World History AP
24 October 2012
From 206 B.C.E. - 220 C.E., the Han dynasty, in China, accumulated many political control methods, as did Imperial Rome reigning from 31 B.C.E. – 476 C.E. However, there were more differences than similarities between the two empires/dynasties. Two main differences were China and Rome’s territorial expansion and their political philosophies (mandate of heaven and monarchy). A similarity between these two empires would be their centralized government adopting bureaucracy.
China put their trust in the mandate of heaven, which is a Chinese political theory that gave those in power the right to rule from a divine authority. Imperial Rome relied on a monarchy system, which put Augustus Caesar (Julius Caesar’s son) into power. Another factor that differentiated Han China and Imperial Rome was their territorial expansion. Imperial Rome expanded from Italy to Spain, Gaul, Macedonia, Asia Minor, Egypt, Greece and Britannia. However, although Han China expands throughout Asia, they felt they did not need to expand much to sustain their power. Nonetheless, what allowed Han China and Imperial Rome to resemble each other, was there centralized bureaucracies. This is a government system in which all of the important decisions are made by one or a few authorities in a region.

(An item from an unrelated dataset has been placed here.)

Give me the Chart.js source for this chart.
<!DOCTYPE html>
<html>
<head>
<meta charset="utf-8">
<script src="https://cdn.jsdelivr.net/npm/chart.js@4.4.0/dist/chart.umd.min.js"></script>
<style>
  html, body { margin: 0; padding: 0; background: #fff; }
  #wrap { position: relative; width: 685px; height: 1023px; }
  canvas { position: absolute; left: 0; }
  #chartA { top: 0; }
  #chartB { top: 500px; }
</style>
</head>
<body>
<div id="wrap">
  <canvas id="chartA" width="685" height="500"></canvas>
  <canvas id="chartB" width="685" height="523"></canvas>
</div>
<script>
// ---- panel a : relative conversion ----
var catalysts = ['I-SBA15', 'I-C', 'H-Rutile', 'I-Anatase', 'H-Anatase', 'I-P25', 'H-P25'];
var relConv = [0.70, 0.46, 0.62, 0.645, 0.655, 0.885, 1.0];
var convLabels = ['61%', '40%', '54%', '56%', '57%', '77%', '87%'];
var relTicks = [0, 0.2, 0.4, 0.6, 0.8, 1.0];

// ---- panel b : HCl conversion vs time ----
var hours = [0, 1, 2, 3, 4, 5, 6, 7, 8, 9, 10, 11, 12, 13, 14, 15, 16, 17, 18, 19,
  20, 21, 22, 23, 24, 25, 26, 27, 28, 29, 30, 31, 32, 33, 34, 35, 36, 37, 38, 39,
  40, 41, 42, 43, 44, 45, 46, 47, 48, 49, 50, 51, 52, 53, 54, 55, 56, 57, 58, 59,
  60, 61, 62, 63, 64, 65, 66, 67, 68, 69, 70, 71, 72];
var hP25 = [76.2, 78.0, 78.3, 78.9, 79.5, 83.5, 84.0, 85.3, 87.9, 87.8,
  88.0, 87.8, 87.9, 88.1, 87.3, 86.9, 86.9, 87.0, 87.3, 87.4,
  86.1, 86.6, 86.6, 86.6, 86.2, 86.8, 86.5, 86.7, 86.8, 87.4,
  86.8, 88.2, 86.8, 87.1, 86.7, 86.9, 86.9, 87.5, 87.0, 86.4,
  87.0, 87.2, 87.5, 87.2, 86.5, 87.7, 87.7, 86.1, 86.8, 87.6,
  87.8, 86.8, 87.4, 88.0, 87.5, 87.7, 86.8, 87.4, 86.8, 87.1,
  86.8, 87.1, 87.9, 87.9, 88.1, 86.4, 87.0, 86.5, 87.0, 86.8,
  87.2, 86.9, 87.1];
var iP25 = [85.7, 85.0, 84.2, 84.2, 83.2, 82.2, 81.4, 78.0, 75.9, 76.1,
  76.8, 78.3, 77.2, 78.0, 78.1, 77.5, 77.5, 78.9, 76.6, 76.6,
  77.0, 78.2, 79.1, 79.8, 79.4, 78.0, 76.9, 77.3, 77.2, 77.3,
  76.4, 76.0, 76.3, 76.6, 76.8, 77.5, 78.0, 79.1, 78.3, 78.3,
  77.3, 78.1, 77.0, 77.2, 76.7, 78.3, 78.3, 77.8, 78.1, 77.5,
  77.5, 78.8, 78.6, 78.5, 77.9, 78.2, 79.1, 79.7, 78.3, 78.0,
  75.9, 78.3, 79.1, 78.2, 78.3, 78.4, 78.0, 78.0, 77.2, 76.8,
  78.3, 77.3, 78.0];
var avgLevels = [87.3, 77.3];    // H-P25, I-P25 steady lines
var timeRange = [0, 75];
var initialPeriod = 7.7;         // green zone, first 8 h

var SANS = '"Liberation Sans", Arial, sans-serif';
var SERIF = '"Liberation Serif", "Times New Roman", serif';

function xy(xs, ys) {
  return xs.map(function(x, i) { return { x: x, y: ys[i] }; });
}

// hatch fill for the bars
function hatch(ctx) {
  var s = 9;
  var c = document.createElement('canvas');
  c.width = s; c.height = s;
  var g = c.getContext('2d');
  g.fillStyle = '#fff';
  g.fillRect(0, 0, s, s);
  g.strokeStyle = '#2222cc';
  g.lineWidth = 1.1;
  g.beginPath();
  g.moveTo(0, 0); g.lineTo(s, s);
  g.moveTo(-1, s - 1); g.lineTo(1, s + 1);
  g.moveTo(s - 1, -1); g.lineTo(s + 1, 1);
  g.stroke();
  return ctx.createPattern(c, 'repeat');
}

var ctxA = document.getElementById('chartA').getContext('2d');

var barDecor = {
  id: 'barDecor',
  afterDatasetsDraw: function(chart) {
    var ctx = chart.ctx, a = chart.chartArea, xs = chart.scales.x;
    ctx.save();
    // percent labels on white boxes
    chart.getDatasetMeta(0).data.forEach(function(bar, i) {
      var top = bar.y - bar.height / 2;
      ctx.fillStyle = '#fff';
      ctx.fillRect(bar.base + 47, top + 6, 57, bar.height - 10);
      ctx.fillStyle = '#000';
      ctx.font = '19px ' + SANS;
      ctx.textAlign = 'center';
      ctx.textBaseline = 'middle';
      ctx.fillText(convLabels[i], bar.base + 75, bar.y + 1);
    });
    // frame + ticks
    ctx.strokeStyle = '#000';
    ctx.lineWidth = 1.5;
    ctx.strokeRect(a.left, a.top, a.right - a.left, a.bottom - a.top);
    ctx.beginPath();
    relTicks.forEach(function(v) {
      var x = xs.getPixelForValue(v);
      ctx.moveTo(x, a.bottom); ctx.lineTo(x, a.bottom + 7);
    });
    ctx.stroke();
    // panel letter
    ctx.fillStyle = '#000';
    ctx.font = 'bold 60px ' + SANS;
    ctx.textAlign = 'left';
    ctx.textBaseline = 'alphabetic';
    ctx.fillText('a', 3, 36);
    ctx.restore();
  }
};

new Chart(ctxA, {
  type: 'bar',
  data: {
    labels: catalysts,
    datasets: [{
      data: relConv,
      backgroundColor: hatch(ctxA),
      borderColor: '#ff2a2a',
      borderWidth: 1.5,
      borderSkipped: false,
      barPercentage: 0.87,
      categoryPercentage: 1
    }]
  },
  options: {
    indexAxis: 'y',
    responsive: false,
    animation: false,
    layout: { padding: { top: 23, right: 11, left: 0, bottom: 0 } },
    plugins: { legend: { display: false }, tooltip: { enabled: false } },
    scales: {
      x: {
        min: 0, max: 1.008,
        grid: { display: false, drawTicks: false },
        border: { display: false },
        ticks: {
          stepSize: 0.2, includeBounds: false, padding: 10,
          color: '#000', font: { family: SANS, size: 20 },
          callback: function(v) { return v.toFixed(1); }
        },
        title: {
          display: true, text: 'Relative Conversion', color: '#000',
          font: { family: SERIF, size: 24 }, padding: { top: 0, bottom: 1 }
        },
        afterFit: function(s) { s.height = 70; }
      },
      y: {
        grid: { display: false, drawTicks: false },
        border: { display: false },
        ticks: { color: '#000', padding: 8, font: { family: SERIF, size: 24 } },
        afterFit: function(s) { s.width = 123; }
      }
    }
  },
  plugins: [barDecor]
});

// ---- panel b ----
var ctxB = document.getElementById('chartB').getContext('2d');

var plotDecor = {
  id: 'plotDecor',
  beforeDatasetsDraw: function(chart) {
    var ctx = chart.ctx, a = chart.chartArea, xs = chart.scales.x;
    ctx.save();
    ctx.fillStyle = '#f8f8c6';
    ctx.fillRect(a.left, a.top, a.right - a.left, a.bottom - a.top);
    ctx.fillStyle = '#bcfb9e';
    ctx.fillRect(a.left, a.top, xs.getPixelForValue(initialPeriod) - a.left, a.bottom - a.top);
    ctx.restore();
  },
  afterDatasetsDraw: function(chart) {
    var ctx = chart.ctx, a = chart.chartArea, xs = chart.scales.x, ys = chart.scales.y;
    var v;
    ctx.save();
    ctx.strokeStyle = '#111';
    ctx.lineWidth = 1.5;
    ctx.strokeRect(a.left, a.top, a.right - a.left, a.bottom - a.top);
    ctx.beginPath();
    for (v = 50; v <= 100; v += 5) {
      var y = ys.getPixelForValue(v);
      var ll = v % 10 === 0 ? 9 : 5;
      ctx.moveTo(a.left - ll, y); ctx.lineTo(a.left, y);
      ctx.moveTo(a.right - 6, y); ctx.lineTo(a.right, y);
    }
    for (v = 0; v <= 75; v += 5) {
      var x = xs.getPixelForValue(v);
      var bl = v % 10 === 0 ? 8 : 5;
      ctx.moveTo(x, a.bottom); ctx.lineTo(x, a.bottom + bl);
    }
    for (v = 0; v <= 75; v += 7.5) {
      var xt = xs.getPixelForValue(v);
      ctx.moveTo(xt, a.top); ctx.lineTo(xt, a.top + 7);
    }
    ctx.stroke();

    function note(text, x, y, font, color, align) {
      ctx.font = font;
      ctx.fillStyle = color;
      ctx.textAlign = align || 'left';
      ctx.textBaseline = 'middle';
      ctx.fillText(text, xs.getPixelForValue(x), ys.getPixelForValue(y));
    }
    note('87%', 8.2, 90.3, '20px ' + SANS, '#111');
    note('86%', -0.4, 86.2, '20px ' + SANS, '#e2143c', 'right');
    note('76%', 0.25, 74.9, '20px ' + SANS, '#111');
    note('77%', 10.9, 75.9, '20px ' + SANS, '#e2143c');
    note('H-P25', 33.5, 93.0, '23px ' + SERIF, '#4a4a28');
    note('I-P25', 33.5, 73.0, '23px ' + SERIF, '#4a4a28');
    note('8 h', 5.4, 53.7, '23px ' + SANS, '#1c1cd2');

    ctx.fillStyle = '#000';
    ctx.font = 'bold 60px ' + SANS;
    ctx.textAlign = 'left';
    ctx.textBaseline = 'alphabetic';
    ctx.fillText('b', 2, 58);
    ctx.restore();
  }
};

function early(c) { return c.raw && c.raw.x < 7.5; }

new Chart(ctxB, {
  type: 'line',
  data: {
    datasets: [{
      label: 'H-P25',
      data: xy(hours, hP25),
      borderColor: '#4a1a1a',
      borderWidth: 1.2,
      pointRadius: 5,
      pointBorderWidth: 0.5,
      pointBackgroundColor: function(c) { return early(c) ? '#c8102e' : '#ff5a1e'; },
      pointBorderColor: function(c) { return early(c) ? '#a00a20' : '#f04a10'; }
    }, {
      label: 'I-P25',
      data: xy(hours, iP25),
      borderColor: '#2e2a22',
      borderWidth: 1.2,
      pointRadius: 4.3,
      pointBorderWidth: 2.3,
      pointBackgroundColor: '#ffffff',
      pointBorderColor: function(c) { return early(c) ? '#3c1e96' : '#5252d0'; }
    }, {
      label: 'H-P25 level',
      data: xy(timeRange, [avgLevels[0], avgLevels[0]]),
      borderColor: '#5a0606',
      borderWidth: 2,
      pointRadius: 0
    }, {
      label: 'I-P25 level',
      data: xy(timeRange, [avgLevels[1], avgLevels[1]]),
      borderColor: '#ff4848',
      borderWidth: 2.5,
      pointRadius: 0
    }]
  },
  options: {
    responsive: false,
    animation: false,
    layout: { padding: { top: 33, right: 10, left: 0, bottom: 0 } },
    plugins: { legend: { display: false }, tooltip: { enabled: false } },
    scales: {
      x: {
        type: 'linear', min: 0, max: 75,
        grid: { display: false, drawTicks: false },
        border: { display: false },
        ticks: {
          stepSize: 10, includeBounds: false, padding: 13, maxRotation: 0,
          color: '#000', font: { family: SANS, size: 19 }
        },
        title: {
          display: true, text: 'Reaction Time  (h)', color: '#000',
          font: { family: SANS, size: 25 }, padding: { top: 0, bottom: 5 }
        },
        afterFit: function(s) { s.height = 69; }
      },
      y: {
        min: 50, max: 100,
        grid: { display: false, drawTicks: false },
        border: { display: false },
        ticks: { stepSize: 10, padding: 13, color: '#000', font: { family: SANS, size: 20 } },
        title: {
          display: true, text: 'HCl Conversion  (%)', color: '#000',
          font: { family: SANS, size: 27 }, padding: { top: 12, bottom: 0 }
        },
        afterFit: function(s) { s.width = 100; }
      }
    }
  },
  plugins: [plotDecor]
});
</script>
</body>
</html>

Han China (206 B.C.E. - 220 C.E.) and Imperial Rome (31 B.C.E. – 476 C.E.) discriminate more with their political methods, than relate to one another. Two distinctions would be their political philosophies, mandate of heaven and monarchy, and their territorial expansion concepts. One aspect that helped them relate to one another was that they shared the ideal of a centralized bureaucracy.